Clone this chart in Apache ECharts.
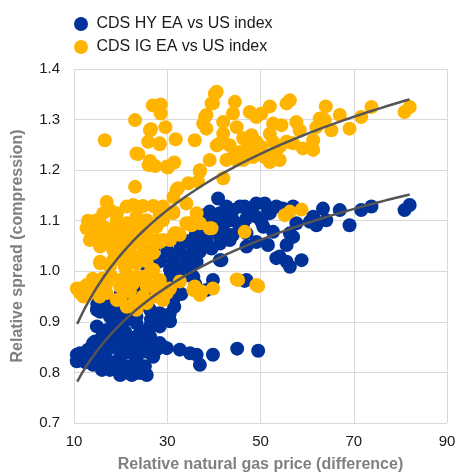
<!DOCTYPE html>
<html>
<head>
<meta charset="utf-8">
<script src="https://cdn.jsdelivr.net/npm/echarts@6/dist/echarts.min.js"></script>
<style>html,body{margin:0;padding:0;background:#fff;overflow:hidden}#c{width:458px;height:474px}</style>
</head>
<body>
<div id="c"></div>
<script>
const seriesNames = ['CDS HY EA vs US index', 'CDS IG EA vs US index'];
const xTicks = [10, 30, 50, 70, 90];
const yTicks = [0.7, 0.8, 0.9, 1.0, 1.1, 1.2, 1.3, 1.4];

const hyPoints = [
[40.9,1.144],[38.8,1.111],[41.3,1.115],[44.1,1.121],[46.6,1.128],[49.1,1.134],[37.0,1.088],[40.6,1.088],
[43.4,1.101],[45.6,1.088],[49.1,1.108],[36.3,1.058],[38.4,1.062],[41.3,1.068],[44.1,1.072],[47.0,1.075],
[32.3,1.062],[49.1,1.058],[38.1,1.111],[39.1,1.118],[45.6,1.128],[47.7,1.124],[50.9,1.134],[44.1,1.101],
[47.0,1.105],[52.0,1.115],[54.8,1.124],[57.0,1.128],[60.6,1.098],[62.0,1.091],[57.7,1.095],[36.3,1.088],
[37.7,1.068],[42.0,1.082],[43.4,1.065],[41.3,1.055],[50.6,1.088],[52.7,1.078],[56.3,1.075],[57.0,1.068],
[51.6,1.052],[55.6,1.052],[47.0,1.049],[54.1,1.029],[55.6,1.019],[56.3,1.009],[58.8,1.022],[36.3,1.019],
[34.9,1.003],[41.3,1.022],[39.8,0.983],[47.0,0.983],[37.0,1.039],[61.3,1.108],[63.4,1.124],[64.1,1.101],
[67.0,1.121],[69.1,1.091],[71.6,1.121],[73.8,1.128],[80.9,1.121],[82.0,1.131],[46.6,0.981],[45.0,0.847],
[49.5,0.843],[43.4,1.062],[53.4,1.026],[42.7,1.128],[48.1,1.115],[51.6,1.121],[53.4,1.128],[46.3,1.095],
[50.2,1.098],[39.8,1.101],[42.0,1.108],
[30.6,1.062],[32.7,1.042],[34.9,1.022],[31.3,1.022],[27.0,1.042],[25.6,1.049],[30.6,1.003],[34.1,1.009],
[28.4,0.963],[30.6,0.970],[16.3,1.058],[15.6,0.943],[14.9,0.924],[17.7,0.930],[19.2,0.917],[23.4,0.910],
[26.3,0.924],[28.4,0.917],[29.9,0.904],[28.4,0.891],[31.3,0.943],[32.0,0.963],[29.9,0.980],[35.6,0.989],
[37.0,1.049],[38.4,1.075],[41.6,1.022],[38.4,0.963],[27.0,0.957],[23.4,0.966],[25.6,1.009],[26.3,1.036],
[30.6,0.989],
[33.0,1.030],[35.5,1.040],[36.0,1.070],[34.0,1.060],[39.5,1.045],[40.5,1.080],[33.5,0.990],[36.0,0.975],
[30.0,1.040],[28.5,1.020],[32.0,1.005],
[15.6,0.920],[17.7,0.910],[14.9,0.891],[17.0,0.884],[19.9,0.894],[23.4,0.897],[26.3,0.891],[28.4,0.901],
[30.6,0.901],[14.5,0.861],[17.0,0.864],[19.9,0.868],[23.4,0.871],[26.3,0.871],[28.4,0.858],[29.9,0.848],
[32.7,0.845],[34.9,0.838],[36.3,0.835],[11.3,0.838],[10.6,0.822],[13.4,0.831],[15.6,0.838],[17.7,0.848],
[20.6,0.848],[23.4,0.848],[25.6,0.841],[27.0,0.831],[19.9,0.831],[17.0,0.825],[14.1,0.815],[19.9,0.812],
[22.7,0.815],[25.2,0.812],[19.9,0.795],[22.4,0.795],[24.5,0.799],[25.6,0.795],[17.7,0.805],[27.7,0.845],
[37.0,0.815],[39.8,0.835],[29.1,0.851],[26.3,0.858],[23.4,0.799],[21.3,0.812],[18.4,0.812],[14.9,0.825],
[10.6,0.835],[14.1,0.858],
[16.0,0.870],[18.5,0.880],[21.0,0.880],[22.0,0.860],[25.0,0.880],[21.5,0.905],[18.5,0.900],[24.5,0.855],
[21.5,0.840],[19.0,0.855],[16.0,0.850],[13.0,0.845],[12.5,0.820],[16.0,0.805],[21.0,0.800],[23.5,0.830],
[18.5,0.820],[15.0,0.935],[17.0,0.945],[19.0,0.930],[21.0,0.920],[24.0,0.935],[26.0,0.945],[22.5,0.945],
[20.0,0.955],[27.5,0.905],[30.5,0.915],[31.5,0.930],[26.5,0.905],[33.0,0.955]
];

const igPoints = [
[16.6,1.259],[23.1,1.299],[26.9,1.328],[28.6,1.330],[28.6,1.312],[26.5,1.281],[29.6,1.285],[25.9,1.256],
[28.4,1.251],[31.8,1.261],[23.8,1.232],[26.3,1.218],[27.4,1.208],[26.0,1.210],[30.1,1.205],[31.5,1.215],
[35.9,1.259],[23.1,1.167],[17.0,1.137],[22.7,1.131],[24.8,1.129],[27.0,1.129],[32.0,1.161],[34.5,1.174],
[37.0,1.197],[31.3,1.147],[40.6,1.355],[39.8,1.332],[44.5,1.335],[47.7,1.315],[52.0,1.326],[55.6,1.332],
[56.3,1.338],[38.1,1.305],[37.7,1.292],[38.4,1.282],[42.0,1.295],[44.1,1.312],[44.9,1.285],[42.0,1.272],
[41.3,1.253],[49.1,1.305],[50.2,1.312],[46.3,1.263],[48.1,1.269],[49.1,1.256],[47.3,1.243],[52.0,1.272],
[52.7,1.256],[54.1,1.246],[53.1,1.236],[50.2,1.246],[50.9,1.226],[52.0,1.216],[45.6,1.236],[44.1,1.226],
[42.7,1.220],[46.3,1.220],[48.4,1.226],[39.1,1.220],[37.0,1.200],[36.6,1.177],[42.0,1.184],[57.7,1.295],
[58.4,1.279],[55.6,1.256],[57.0,1.253],[59.1,1.243],[43.4,1.249],[52.7,1.292],[54.5,1.289],[64.0,1.326],
[62.7,1.302],[63.8,1.299],[62.0,1.285],[61.3,1.259],[65.2,1.279],[67.0,1.309],[69.1,1.282],[71.6,1.305],
[73.8,1.325],[80.9,1.315],[82.0,1.325],[61.3,1.240],[52.7,1.226],[54.1,1.220],[49.1,1.233],[44.9,1.220],
[40.6,1.249],[38.4,1.309],[39.5,1.332],[40.2,1.351],[34.1,1.134],[31.3,1.118],[29.1,1.128],[32.3,1.164],
[29.9,1.207],[28.4,1.253],[26.3,1.279],[23.4,1.233],
[14.9,1.101],[16.3,1.115],[17.7,1.121],[19.2,1.115],[21.3,1.128],[28.4,1.124],[29.1,1.101],[27.7,1.088],
[25.6,1.101],[23.4,1.108],[21.3,1.095],[19.9,1.088],[18.4,1.075],[17.0,1.085],[14.1,1.088],[34.1,1.095],
[37.0,1.095],[39.1,1.085],[46.6,1.078],[31.6,1.075],[30.6,1.062],[28.4,1.058],
[19.2,1.101],[28.4,1.111],[31.3,1.115],[16.3,1.055],[18.4,1.042],[15.6,1.019],[17.7,1.009],[19.9,1.026],
[23.4,1.016],[21.3,0.996],[24.8,0.989],[27.0,1.003],[28.4,0.983],[25.6,0.970],[22.7,0.976],[19.9,0.970],
[10.6,0.966],[12.7,0.973],[14.9,0.963],[17.0,0.957],[12.0,0.950],[29.9,0.957],[27.7,0.950],[32.7,1.072],
[34.9,1.095],[36.3,1.115],[25.6,1.078],[27.7,1.062],[21.6,1.075],[22.7,1.055],[24.8,1.036],[20.9,1.058],
[17.0,1.072],
[11.3,0.966],[14.1,0.970],[17.0,0.976],[19.2,0.943],[21.3,0.930],[23.4,0.924],[25.6,0.937],[24.8,0.950],
[29.1,0.943],[30.6,0.966],[32.7,0.980],[35.6,0.963],[37.0,0.953],[39.8,0.966],[45.2,0.983],[49.1,0.973],
[39.5,1.085],[35.2,1.091],[29.1,1.062],[32.0,1.075],[27.0,1.036],[24.1,1.022],[26.3,0.996],[23.4,0.989],
[28.4,0.976],[15.6,1.016],
[55.2,1.111],[56.3,1.118],[58.8,1.122],[44.9,0.984],[49.5,0.971],[35.9,0.970],[37.4,0.960],
[13.4,1.062],[15.6,1.049],[18.4,1.022],[20.9,1.009],[19.9,1.049],[22.0,1.036],[12.7,1.085],[14.5,1.075],[11.3,0.957],
[13.0,1.100],[15.5,1.095],[16.5,1.080],[18.0,1.060],[19.5,1.070],[21.0,1.040],[22.5,1.020],[24.0,1.060],
[23.5,1.085],[26.0,1.060],[25.5,1.020],[27.0,0.970],[22.0,0.960],[20.5,0.985],[18.0,0.990],[16.0,0.985],
[14.0,0.985],[13.0,0.955],[15.5,0.950],[20.0,0.945],[23.0,0.940]
];

// Logarithmic trend lines y = a + b*ln(x)
const hyTrend = [0.3513, 0.1817];
const igTrend = [0.3793, 0.2180];
const trendRange = [10.7, 82];

function trendLine(coef) {
  const pts = [];
  const n = 80;
  for (let i = 0; i <= n; i++) {
    const x = trendRange[0] + (trendRange[1] - trendRange[0]) * i / n;
    pts.push([x, coef[0] + coef[1] * Math.log(x)]);
  }
  return pts;
}

const chart = echarts.init(document.getElementById('c'), null, {renderer: 'canvas'});
const font = 'Liberation Sans, Arial, sans-serif';
chart.setOption({
  animation: false,
  backgroundColor: '#ffffff',
  textStyle: {fontFamily: font},
  legend: {
    orient: 'vertical',
    left: 74, top: 15, padding: 0,
    itemWidth: 21, itemHeight: 14, itemGap: 5,
    icon: 'circle', symbolKeepAspect: true,
    data: seriesNames,
    textStyle: {fontSize: 16, color: '#1a1a1a', fontFamily: font, lineHeight: 18}
  },
  grid: {left: 74, right: 11, top: 69, bottom: 51, containLabel: false, outerBoundsMode: 'none'},
  xAxis: {
    type: 'value', min: xTicks[0], max: xTicks[xTicks.length - 1], interval: 20,
    name: 'Relative natural gas price (difference)',
    nameLocation: 'middle', nameGap: 34,
    nameTextStyle: {fontSize: 16, fontWeight: 'bold', color: '#808080', fontFamily: font},
    axisLine: {show: false}, axisTick: {show: false},
    axisLabel: {fontSize: 15, color: '#1a1a1a', margin: 11, fontFamily: font},
    splitLine: {show: true, lineStyle: {color: '#d9d9d9', width: 1}}
  },
  yAxis: {
    type: 'value', min: yTicks[0], max: yTicks[yTicks.length - 1], interval: 0.1,
    name: 'Relative spread (compression)',
    nameLocation: 'middle', nameGap: 48,
    nameTextStyle: {fontSize: 16, fontWeight: 'bold', color: '#808080', fontFamily: font},
    axisLine: {show: false}, axisTick: {show: false},
    axisLabel: {fontSize: 15, color: '#1a1a1a', margin: 14, fontFamily: font,
      formatter: v => v.toFixed(1)},
    splitLine: {show: true, lineStyle: {color: '#d9d9d9', width: 1}}
  },
  series: [
    {name: seriesNames[0], type: 'scatter', data: hyPoints, symbolSize: 14,
     itemStyle: {color: '#003299', opacity: 1}},
    {name: seriesNames[1], type: 'scatter', data: igPoints, symbolSize: 14,
     itemStyle: {color: '#ffb400', opacity: 1}},
    {name: 'hyTrend', type: 'line', data: trendLine(hyTrend), showSymbol: false, silent: true,
     lineStyle: {color: '#555555', width: 2.5}, z: 5},
    {name: 'igTrend', type: 'line', data: trendLine(igTrend), showSymbol: false, silent: true,
     lineStyle: {color: '#555555', width: 2.5}, z: 5}
  ]
});
</script>
</body>
</html>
┄┄┄┄┄┄
### Task statement
Skip every picture and return the lines above from the top through the one that contains "const yTicks = [0.7, 0.8, 0.9, 1.0, 1.1, 1.2, 1.3, 1.4];".

### Exercise output
Clone this chart in Apache ECharts.
<!DOCTYPE html>
<html>
<head>
<meta charset="utf-8">
<script src="https://cdn.jsdelivr.net/npm/echarts@6/dist/echarts.min.js"></script>
<style>html,body{margin:0;padding:0;background:#fff;overflow:hidden}#c{width:458px;height:474px}</style>
</head>
<body>
<div id="c"></div>
<script>
const seriesNames = ['CDS HY EA vs US index', 'CDS IG EA vs US index'];
const xTicks = [10, 30, 50, 70, 90];
const yTicks = [0.7, 0.8, 0.9, 1.0, 1.1, 1.2, 1.3, 1.4];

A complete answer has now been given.